13 - Self-Imposed Restrictions: January–July 1964

Summary

lyndon baines johnson grew up in the hill country of south Texas, at a time when it was one of the poorest regions in the United States. Later in his life, Johnson liked to assume the airs of a rough-and-tumble Texan, but like much else about the man, the appearance veered from the reality. Although he was always tall for his age, young Lyndon Johnson shied away from the fist-fighting that kept most boys in the hill country occupied.
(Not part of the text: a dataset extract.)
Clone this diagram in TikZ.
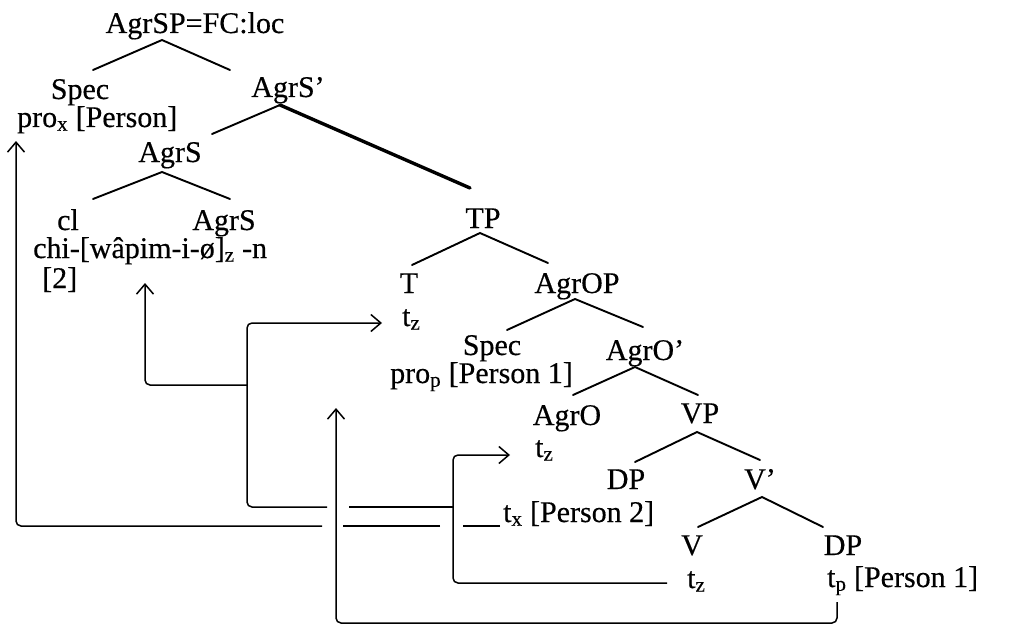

As a college student, he received an F in physical education, and when one of his underhanded deeds put a fellow student into a fighting mood, Johnson did not stand and trade punches, but instead hopped onto his bed, lay on his back, and kicked frantically with his long legs to keep the would-be adversary away.

Elected to Congress in 1937 at the age of twenty-eight, Johnson took a leave of absence after Pearl Harbor and became an officer in the Navy. He quickly become impatient with having to take orders from superior officers; his closest adviser, Alvin J. Wirtz, tried unsuccessfully to get President Roosevelt to give Johnson an instant promotion to the rank of admiral. Johnson's sole encounter with the enemy came on June 9, 1942, during an inspection trip in the Pacific, when he rode as a passenger on a B-26 that was scheduled to bomb New Guinea.